(PROVIDED MATERIAL)
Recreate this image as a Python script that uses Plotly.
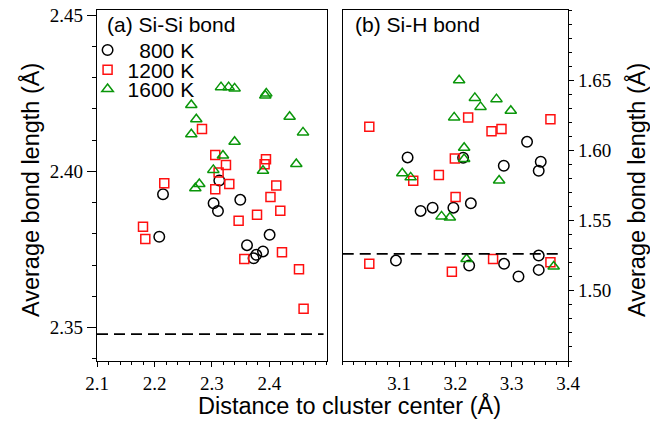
import plotly.graph_objects as go

# ---------------- data ----------------
# Panel (a): Si-Si bond
a_800_x = [2.2148, 2.3127, 2.3028, 2.3104, 2.3492, 2.2083, 2.4002, 2.3609, 2.3887, 2.3770, 2.3723]
a_800_y = [2.3927, 2.3971, 2.3898, 2.3873, 2.3909, 2.3791, 2.3797, 2.3764, 2.3744, 2.3733, 2.3722]

a_1200_x = [2.2826, 2.3057, 2.3243, 2.3115, 2.3939, 2.3915, 2.2170, 2.3301, 2.3057, 2.4118,
            2.4017, 2.4188, 2.3783, 2.3463, 2.1800, 2.1840, 2.4217, 2.3562, 2.4513, 2.4593]
a_1200_y = [2.4136, 2.4053, 2.4021, 2.3997, 2.4039, 2.4023, 2.3962, 2.3960, 2.3943, 2.3955,
            2.3918, 2.3874, 2.3861, 2.3842, 2.3823, 2.3784, 2.3741, 2.3720, 2.3687, 2.3560]

a_1600_x = [2.3157, 2.3289, 2.3393, 2.3944, 2.3927, 2.2640, 2.2727, 2.4350, 2.2640, 2.4583,
            2.3393, 2.3191, 2.3023, 2.3887, 2.4466, 2.2710, 2.2779]
a_1600_y = [2.4270, 2.4270, 2.4266, 2.4250, 2.4243, 2.4213, 2.4167, 2.4175, 2.4119, 2.4125,
            2.4095, 2.4051, 2.4005, 2.4002, 2.4024, 2.3946, 2.3960]

# Panel (b): Si-H bond
b_800_x = [3.1152, 3.2138, 3.2860, 3.3273, 3.3516, 3.3480, 3.1383, 3.1596, 3.1965, 3.2275,
           3.0945, 3.2245, 3.2865, 3.3121, 3.3480, 3.3480]
b_800_y = [1.5950, 1.5948, 1.5891, 1.6061, 1.5919, 1.5855, 1.5569, 1.5592, 1.5592, 1.5623,
           1.5215, 1.5180, 1.5192, 1.5102, 1.5251, 1.5149]

b_1200_x = [3.0472, 3.2227, 3.2642, 3.2819, 3.3688, 3.1991, 3.1707, 3.1252, 3.2004, 3.0472,
            3.1938, 3.2670, 3.3688]
b_1200_y = [1.6168, 1.6235, 1.6137, 1.6152, 1.6221, 1.5943, 1.5825, 1.5784, 1.5668, 1.5192,
            1.5135, 1.5227, 1.5204]

b_1600_x = [3.2067, 3.2346, 3.2730, 3.2447, 3.2984, 3.1979, 3.2156, 3.2156, 3.1057, 3.1206,
            3.2777, 3.1755, 3.1902, 3.2199, 3.3746]
b_1600_y = [1.6500, 1.6374, 1.6365, 1.6310, 1.6282, 1.6235, 1.6019, 1.5939, 1.5837, 1.5808,
            1.5786, 1.5530, 1.5522, 1.5227, 1.5173]

# reference (bulk) bond lengths, dashed lines
ref_a_x = [2.10, 2.494]
ref_a_y = [2.3479, 2.3479]
ref_b_x = [3.00, 3.388]
ref_b_y = [1.5263, 1.5263]

temps = ["800 K", "1200 K", "1600 K"]
legend_names = ["\u2007800 K", "1200 K", "1600 K"]

a_xticks = [2.1, 2.2, 2.3, 2.4]
b_xticks = [3.1, 3.2, 3.3, 3.4]
a_yticks = [2.35, 2.40, 2.45]
b_yticks = [1.50, 1.55, 1.60, 1.65]

# ---------------- style ----------------
BLACK = "#000000"
RED = "#ff1010"
GREEN = "#0a960a"
SANS = "Liberation Sans"
SERIF = "'Liberation Serif', 'Times New Roman', serif"

styles = [
    dict(symbol="circle-open", size=10.5, color=BLACK),
    dict(symbol="square-open", size=9, color=RED),
    dict(symbol="triangle-up-open", size=10, color=GREEN),
]

fig = go.Figure()

a_sets = [(a_800_x, a_800_y), (a_1200_x, a_1200_y), (a_1600_x, a_1600_y)]
b_sets = [(b_800_x, b_800_y), (b_1200_x, b_1200_y), (b_1600_x, b_1600_y)]
legends = ["legend", "legend2", "legend3"]

for i, ((xs, ys), st) in enumerate(zip(a_sets, styles)):
    fig.add_trace(go.Scatter(
        x=xs, y=ys, mode="markers", name=legend_names[i], legend=legends[i],
        marker=dict(symbol=st["symbol"], size=st["size"], color=st["color"],
                    line=dict(width=1.5, color=st["color"])),
        xaxis="x", yaxis="y", showlegend=True))

for i, ((xs, ys), st) in enumerate(zip(b_sets, styles)):
    fig.add_trace(go.Scatter(
        x=xs, y=ys, mode="markers", name=temps[i],
        marker=dict(symbol=st["symbol"], size=st["size"], color=st["color"],
                    line=dict(width=1.5, color=st["color"])),
        xaxis="x2", yaxis="y2", showlegend=False))

fig.add_trace(go.Scatter(x=ref_a_x, y=ref_a_y, mode="lines",
                         line=dict(color=BLACK, width=1.8, dash="11px,6px"),
                         xaxis="x", yaxis="y", showlegend=False, hoverinfo="skip"))
fig.add_trace(go.Scatter(x=ref_b_x, y=ref_b_y, mode="lines",
                         line=dict(color=BLACK, width=1.8, dash="11px,6px"),
                         xaxis="x2", yaxis="y2", showlegend=False, hoverinfo="skip"))

tickfont = dict(family=SERIF, size=19, color=BLACK)
axis_common = dict(showline=True, linecolor=BLACK, linewidth=1.3, mirror=True,
                   showgrid=False, zeroline=False, tickfont=tickfont, automargin=False,
                   ticks="outside", tickcolor=BLACK, tickwidth=1.2)

fig.update_layout(
    width=650, height=425,
    margin=dict(l=97, r=82, t=10, b=64, autoexpand=False),
    paper_bgcolor="white", plot_bgcolor="white",
    font=dict(family=SANS, color=BLACK),
    xaxis=dict(domain=[0, 0.4883], range=[2.1, 2.5], tickmode="array",
               tickvals=a_xticks, ticktext=[f"{v:.1f}" for v in a_xticks], ticklen=5,
               minor=dict(tickmode="linear", tick0=2.1, dtick=0.02, ticks="outside",
                          ticklen=2.5, tickcolor=BLACK, tickwidth=1),
               anchor="y", **axis_common),
    yaxis=dict(domain=[0, 1], range=[2.3393, 2.4517], tickmode="array",
               tickvals=a_yticks, ticktext=[f"{v:.2f}" for v in a_yticks], ticklen=9,
               minor=dict(tickmode="linear", tick0=2.35, dtick=0.01, ticks="outside",
                          ticklen=3.5, tickcolor=BLACK, tickwidth=1),
               anchor="x", **axis_common),
    xaxis2=dict(domain=[0.5217, 1], range=[3.0, 3.4], tickmode="array",
                tickvals=b_xticks, ticktext=[f"{v:.1f}" for v in b_xticks], ticklen=5,
                minor=dict(tickmode="linear", tick0=3.0, dtick=0.02, ticks="outside",
                           ticklen=2.5, tickcolor=BLACK, tickwidth=1),
                anchor="y2", **axis_common),
    yaxis2=dict(domain=[0, 1], range=[1.45, 1.70], tickmode="array", side="right",
                tickvals=b_yticks, ticktext=[f"{v:.2f}" for v in b_yticks], ticklen=5,
                minor=dict(tickmode="linear", tick0=1.45, dtick=0.01, ticks="outside",
                           ticklen=3, tickcolor=BLACK, tickwidth=1),
                anchor="x2", **axis_common),
    showlegend=True,
)

leg_common = dict(font=dict(family=SANS, size=21, color=BLACK), bgcolor="rgba(0,0,0,0)",
                  borderwidth=0, xanchor="left", yanchor="middle", itemclick=False)
fig.update_layout(
    legend=dict(x=-0.02, y=0.885, **leg_common),
    legend2=dict(x=-0.02, y=0.829, **leg_common),
    legend3=dict(x=-0.02, y=0.774, **leg_common),
)

annots = [
    dict(text="(a) Si-Si bond", x=0.017, y=0.997, xanchor="left", yanchor="top",
         font=dict(family=SANS, size=21, color=BLACK)),
    dict(text="(b) Si-H bond", x=0.5434, y=0.997, xanchor="left", yanchor="top",
         font=dict(family=SANS, size=21, color=BLACK)),
    dict(text="Average bond length (Å)", x=-0.1423, y=0.487, textangle=-90,
         xanchor="center", yanchor="middle", font=dict(family=SANS, size=23.5, color=BLACK)),
    dict(text="Average bond length (Å)", x=1.1444, y=0.487, textangle=-90,
         xanchor="center", yanchor="middle", font=dict(family=SANS, size=23.5, color=BLACK)),
    dict(text="Distance to cluster center (Å)", x=0.537, y=-0.128,
         xanchor="center", yanchor="middle", font=dict(family=SANS, size=23.5, color=BLACK)),
]
for a in annots:
    fig.add_annotation(xref="paper", yref="paper", showarrow=False, **a)

fig.write_html("out.html", config={"displayModeBar": False},
               post_script="document.body.style.margin='0';document.body.style.padding='0';")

(AIM OF THE EXERCISE) Reproduce exactly the run of lines that opens the listing and closes with the line holding "2.4095, 2.4051, 2.4005, 2.4002, 2.4024, 2.3946, 2.3960]". Pictures are excluded.

(EXERCISE SOLUTION)
Recreate this image as a Python script that uses Plotly.
import plotly.graph_objects as go

# ---------------- data ----------------
# Panel (a): Si-Si bond
a_800_x = [2.2148, 2.3127, 2.3028, 2.3104, 2.3492, 2.2083, 2.4002, 2.3609, 2.3887, 2.3770, 2.3723]
a_800_y = [2.3927, 2.3971, 2.3898, 2.3873, 2.3909, 2.3791, 2.3797, 2.3764, 2.3744, 2.3733, 2.3722]

a_1200_x = [2.2826, 2.3057, 2.3243, 2.3115, 2.3939, 2.3915, 2.2170, 2.3301, 2.3057, 2.4118,
            2.4017, 2.4188, 2.3783, 2.3463, 2.1800, 2.1840, 2.4217, 2.3562, 2.4513, 2.4593]
a_1200_y = [2.4136, 2.4053, 2.4021, 2.3997, 2.4039, 2.4023, 2.3962, 2.3960, 2.3943, 2.3955,
            2.3918, 2.3874, 2.3861, 2.3842, 2.3823, 2.3784, 2.3741, 2.3720, 2.3687, 2.3560]

a_1600_x = [2.3157, 2.3289, 2.3393, 2.3944, 2.3927, 2.2640, 2.2727, 2.4350, 2.2640, 2.4583,
            2.3393, 2.3191, 2.3023, 2.3887, 2.4466, 2.2710, 2.2779]
a_1600_y = [2.4270, 2.4270, 2.4266, 2.4250, 2.4243, 2.4213, 2.4167, 2.4175, 2.4119, 2.4125,
            2.4095, 2.4051, 2.4005, 2.4002, 2.4024, 2.3946, 2.3960]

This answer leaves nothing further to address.